Another example is our research participants. Their data are anonymized and used in our publications, but their contributions beyond being data points are often overlooked. Another Hidden REF winner, in the citizen science category, involved 18 street children and young people from Ghana, the Democratic Republic of Congo and Zimbabwe who, for more than three years, worked as researchers for a project hosted by the University of Dundee, UK. They provided the research team with weekly narrative accounts of what it was like to grow up on the street. They worked as activists by recruiting participants, and they created tools to disseminate study results. They even analysed their own data. Their work led to a REF-able publication.
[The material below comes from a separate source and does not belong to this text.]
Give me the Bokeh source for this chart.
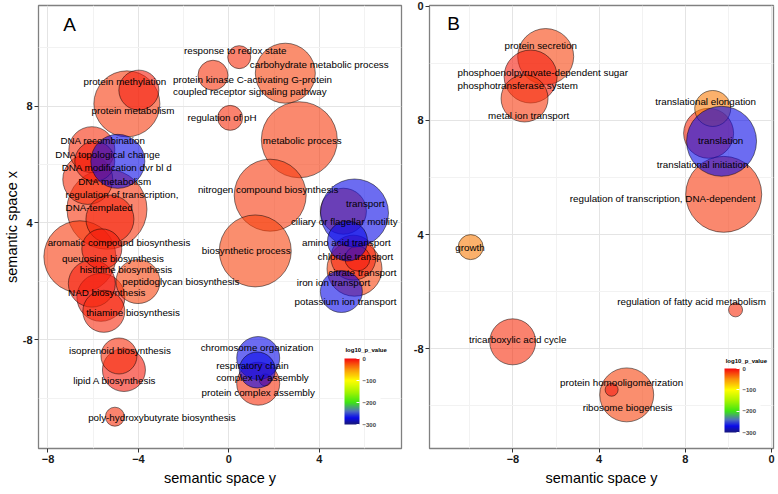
import numpy as np
from bokeh.plotting import figure
from bokeh.models import (ColumnDataSource, LinearColorMapper, ColorBar, FixedTicker, Range1d,
                          AllLabels)
from bokeh.layouts import row
from bokeh.embed import file_html
from bokeh.resources import INLINE
from bokeh.core.properties import value
from bokeh.transform import transform

# ---------------- Panel A data ----------------
a_bx = [0.46, 2.50, -0.70, 0.06, 3.12, 1.83, 1.17, -4.51, -3.98, 5.56, 5.07, 5.25, 5.51, 5.69, 5.56, 4.98,
        1.30, 1.26, 1.30, 1.61, -4.86, -4.64, -5.04, -6.59, -5.62, -6.06, -4.02, -5.66, -5.53,
        -4.91, -6.06, -5.93, -6.24, -5.39, -5.26]
a_by = [9.68, 9.13, 9.06, 7.60, 6.85, 4.95, 3.04, 8.08, 8.55, 4.34, 4.40, 3.38, 2.81, 2.78, 2.43, 1.65,
        -0.63, -1.04, -1.51, -1.38, -0.56, -1.04, -2.64, 2.84, 3.11, 1.92, 1.99, 1.45, 0.97,
        6.11, 6.51, 6.11, 5.49, 4.47, 4.13]
a_size = [1.15, 3.0, 1.5, 1.25, 3.8, 3.6, 3.6, 3.3, 2.0, 3.4, 2.3, 2.0, 2.25, 1.25, 2.75, 2.1,
          2.15, 1.8, 2.15, 0.6, 1.8, 2.15, 0.95, 3.6, 2.0, 2.35, 2.2, 2.4, 2.1,
          2.7, 2.3, 2.0, 2.5, 4.0, 2.4]
a_pval = [-14, -20, -16, -14, -18, -17, -20, -18, -8, -270, -20, -270, -10, -6, -20, -270,
          -270, -270, -15, -6, -14, -8, -15, -18, -8, -8, -20, -6, -12,
          -270, -14, -6, -14, -16, -10]

a_lab = ["response to redox state", "carbohydrate metabolic process", "regulation of pH",
         "metabolic process", "nitrogen compound biosynthesis", "biosynthetic process", "transport",
         "ciliary or flagellar motility", "amino acid transport", "chloride transport", "citrate transport",
         "iron ion transport", "potassium ion transport", "chromosome organization", "protein complex assembly",
         "poly-hydroxybutyrate biosynthesis", "lipid A biosynthesis", "isoprenoid biosynthesis",
         "thiamine biosynthesis", "NAD biosynthesis", "peptidoglycan biosynthesis", "histidine biosynthesis",
         "queuosine biosynthesis", "aromatic compound biosynthesis", "DNA metabolism",
         "DNA modification dvr bl d", "DNA topological change", "DNA recombination", "protein metabolism",
         "protein methylation"]
a_lx = [0.28, 4.00, -0.30, 3.25, 1.74, 0.77, 6.04, 5.11, 5.20, 5.60, 5.91, 4.63, 5.16, 1.25, 1.30,
        -2.96, -5.04, -4.82, -4.24, -5.40, -2.12, -4.55, -5.13, -4.86, -5.04, -4.95, -5.35, -5.57, -4.24, -4.60]
a_ly = [9.91, 9.44, 7.60, 6.82, 5.15, 3.04, 4.68, 4.06, 3.32, 2.84, 2.30, 1.96, 1.31, -0.26, -1.82,
        -2.67, -1.41, -0.36, 0.94, 1.62, 1.99, 2.40, 2.77, 3.32, 5.43, 5.90, 6.34, 6.82, 7.84, 8.86]

# multi-line labels (left aligned block)
a_mlab = ["protein kinase C-activating G-protein\ncoupled receptor signaling pathway",
          "respiratory chain\ncomplex IV assembly",
          "regulation of transcription,\nDNA-templated"]
a_mlx = [-2.47, -0.56, -7.22]
a_mly = [8.71, -1.09, 4.76]

# ---------------- Panel B data ----------------
b_bx = [-6.48, -7.18, -7.46, 1.27, 1.08, 1.68, 1.78, -9.96, 2.33, -8.01, -2.72, -3.42]
b_by = [10.24, 9.54, 8.77, 8.42, 7.55, 7.27, 5.41, 3.56, 1.36, 0.24, -1.62, -1.44]
b_size = [2.8, 2.65, 2.35, 1.8, 2.5, 3.5, 3.8, 1.25, 0.7, 2.3, 2.7, 0.65]
b_pval = [-20, -8, -17, -42, -12, -270, -17, -42, -14, -14, -20, -6]

b_lab = ["protein secretion", "metal ion transport", "translational elongation", "translation",
         "translational initiation", "regulation of transcription, DNA-dependent", "growth",
         "regulation of fatty acid metabolism", "tricarboxylic acid cycle", "protein homooligomerization",
         "ribosome biogenesis"]
b_lx = [-6.71, -7.27, 0.94, 1.64, 0.80, -1.05, -9.99, 0.29, -7.78, -2.96, -2.68]
b_ly = [10.62, 8.17, 8.66, 7.30, 6.46, 5.27, 3.56, 1.64, 0.31, -1.20, -2.07]
b_mlab = ["phosphoenolpyruvate-dependent sugar\nphosphotransferase system"]
b_mlx = [-10.57]
b_mly = [9.45]

# ticks
a_xticks = [-8, -4, 0, 4]
a_yticks = [0, 4, 8]
a_ytick_labels = {0: "-8"}
b_xticks = [-8, -4, 0, 4]
b_xtick_labels = {-4: "4", 0: "8", 4: "0"}
b_yticks = [0, 4, 8, 12]
b_ytick_labels = {0: "-8", 12: "0"}
cb_ticks = [0, -100, -200, -300]
cb_title = "log10_p_value"

# ---------------- colour scale ----------------
stops_v = [-300, -270, -240, -200, -150, -100, -50, 0]
stops_c = [(25, 25, 120), (10, 10, 235), (80, 110, 190), (60, 230, 20), (170, 245, 0),
           (255, 255, 0), (250, 150, 10), (245, 10, 15)]
vals = np.linspace(-300, 0, 256)
pal = []
for v in vals:
    r = np.interp(v, stops_v, [c[0] for c in stops_c])
    g = np.interp(v, stops_v, [c[1] for c in stops_c])
    b = np.interp(v, stops_v, [c[2] for c in stops_c])
    pal.append("#%02x%02x%02x" % (int(r), int(g), int(b)))
mapper = LinearColorMapper(palette=pal, low=-300, high=0)

SIZE_PX = 20.0
FONT = "Liberation Sans"


def make_panel(width, height, xr, yr, borders, xticks, yticks, xminor, yminor, ylabel):
    p = figure(width=width, height=height, x_range=Range1d(*xr), y_range=Range1d(*yr),
               output_backend="svg", toolbar_location=None,
               min_border_left=borders[0], min_border_right=borders[1],
               min_border_top=borders[2], min_border_bottom=borders[3])
    p.background_fill_color = "white"
    p.border_fill_color = "white"
    p.outline_line_color = "#808080"
    p.outline_line_width = 1.3
    p.xaxis.ticker = FixedTicker(ticks=xticks, minor_ticks=xminor)
    p.yaxis.ticker = FixedTicker(ticks=yticks, minor_ticks=yminor)
    for g in (p.xgrid, p.ygrid):
        g.grid_line_color = "#e4e4e4"
        g.minor_grid_line_color = "#f2f2f2"
    for ax in (p.xaxis, p.yaxis):
        ax.axis_line_color = None
        ax.minor_tick_line_color = None
        ax.minor_tick_out = 0
        ax.major_tick_line_color = "#333333"
        ax.major_tick_out = 4
        ax.major_tick_in = 0
        ax.major_label_standoff = 2
        ax.major_label_text_font = FONT
        ax.major_label_text_font_size = "11px"
        ax.major_label_text_font_style = "bold"
        ax.major_label_text_color = "#1a1a1a"
        ax.axis_label_text_font = FONT
        ax.axis_label_text_font_size = "14.5px"
        ax.axis_label_text_font_style = "normal"
        ax.axis_label_text_color = "black"
        ax.axis_label_standoff = 4
    p.xaxis.axis_label = "semantic space y"
    if ylabel:
        p.yaxis.axis_label = ylabel
        p.yaxis.axis_label_standoff = 0
    return p


def add_bubbles(p, bx, by, size, pval):
    # less significant (red) terms first, larger first; highly significant (blue) on top
    order = sorted(range(len(bx)), key=lambda i: (pval[i] < -150, -size[i]))
    src = ColumnDataSource(dict(
        x=[bx[i] for i in order], y=[by[i] for i in order],
        d=[size[i] * SIZE_PX for i in order], pv=[pval[i] for i in order]))
    p.scatter(x="x", y="y", size="d", source=src, marker="circle",
              fill_color=transform("pv", mapper), fill_alpha=0.6,
              line_color="black", line_alpha=0.55, line_width=0.9)


def add_labels(p, lab, lx, ly, mlab, mlx, mly):
    s1 = ColumnDataSource(dict(x=lx, y=ly, t=lab))
    p.text(x="x", y="y", text="t", source=s1, text_font=value(FONT), text_font_size="9.8px",
           text_align="center", text_baseline="middle", text_color="black")
    s2 = ColumnDataSource(dict(x=mlx, y=mly, t=mlab))
    p.text(x="x", y="y", text="t", source=s2, text_font=value(FONT), text_font_size="9.8px",
           text_align="left", text_baseline="middle", text_color="black", text_line_height=1.15)


def add_colorbar(p, loc, h, tx, ty):
    cb = ColorBar(color_mapper=mapper, ticker=FixedTicker(ticks=cb_ticks), location=loc,
                  width=15, height=h, padding=1, major_label_policy=AllLabels(),
                  major_label_text_font_size="6px", major_label_text_font_style="bold",
                  major_label_text_font=FONT,
                  label_standoff=3, major_tick_line_color="white", major_tick_in=3, major_tick_out=0,
                  bar_line_color=None, background_fill_color="white", background_fill_alpha=1.0,
                  border_line_color=None)
    p.add_layout(cb)
    p.text(x=[tx], y=[ty], text=[cb_title], text_font=value(FONT), text_font_size="6px",
           text_font_style="bold", text_align="left", text_baseline="middle", text_color="black")


# ---------------- Panel A ----------------
pA = make_panel(403, 494, (-8.42, 7.64), (-3.73, 11.45), (35, 2, 3, 45),
                a_xticks, a_yticks, [-10, -6, -2, 2, 6], [-2, 2, 6, 10], "semantic space x")
pA.yaxis.major_label_overrides = a_ytick_labels
add_bubbles(pA, a_bx, a_by, a_size, a_pval)
add_labels(pA, a_lab, a_lx, a_ly, a_mlab, a_mlx, a_mly)
pA.text(x=[-7.04], y=[10.80], text=["A"], text_font=value(FONT), text_font_size="19px",
        text_align="center", text_baseline="middle", text_color="black")
add_colorbar(pA, (305, 23), 66, 5.16, -0.36)

# ---------------- Panel B ----------------
pB = make_panel(375, 494, (-11.87, 4.09), (-3.50, 12.03), (26, 5, 5, 46),
                b_xticks, b_yticks, [-10, -6, -2, 2], [-2, 2, 6, 10], None)
pB.xaxis.major_label_overrides = b_xtick_labels
pB.yaxis.major_label_overrides = b_ytick_labels
add_bubbles(pB, b_bx, b_by, b_size, b_pval)
add_labels(pB, b_lab, b_lx, b_ly, b_mlab, b_mlx, b_mly)
pB.text(x=[-10.75], y=[11.39], text=["B"], text_font=value(FONT), text_font_size="19px",
        text_align="center", text_baseline="middle", text_color="black")
add_colorbar(pB, (294, 15), 64, 1.87, -0.45)

layout = row(pA, pB)
open("out.html", "w").write(file_html(layout, INLINE))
An impact case study was submitted to the REF2021 (impact was an extra 25% of the overall REF2021 assessment, and these case studies describe how research has led to positive change or benefit beyond academia), but the young people were not formally recognized until their award from the Hidden REF. The Hidden REF panel was particularly taken with this submission: some evaluators admitted that the it brought a tear to their eyes. These children were so important for research, yet much of their contribution had been overlooked.

Evaluating such diverse contributions is complex. Some might argue that, owing to this complexity, these integral roles and outputs cannot be meaningfully celebrated. But the fact that these roles and contributions are not included in formal methods of rewarding research contribution can mean one of only two things: that these roles aren’t valued enough to recognize and reward them, or current evaluation frameworks are unable to extend consideration and assessment criteria to these otherwise unmeasurable hidden outputs.
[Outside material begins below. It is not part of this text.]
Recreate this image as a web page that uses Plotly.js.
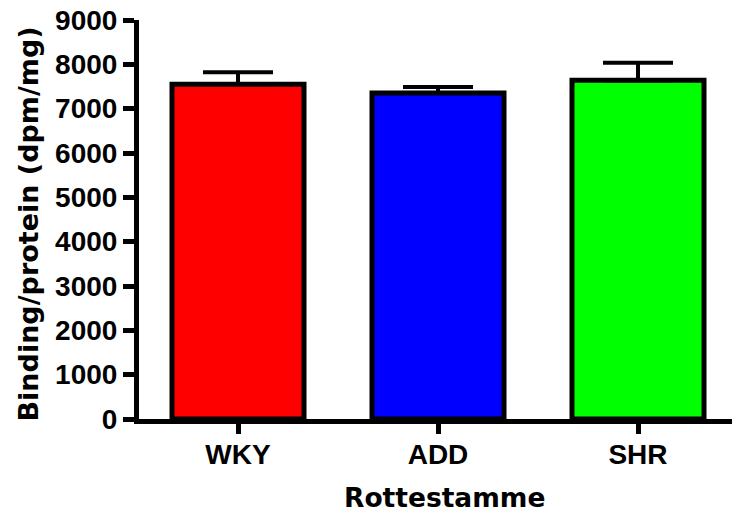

For the Hidden REF, the latter was shown to be incorrect. With very little guidance, panelists did assess the quality of entries and were able to show that complex evaluations of disparate contributions are possible. Like all evaluations, the Hidden REF framework will be improved over time as future iterations are run and the evaluation approaches, criteria and methods are adopted elsewhere. The Hidden REF will run again in 2023. There is interest in the framework from around the world, so it will run at different times in different countries.

Atkins’s nominator emphasized that Atkins “hid his voluminous light under a bushel, so that most of the time people don’t realize what essential work he has carried out on a daily basis to keep the laboratory running smoothly”.

So for Atkins, and others like him hidden in our complex research culture, we see you.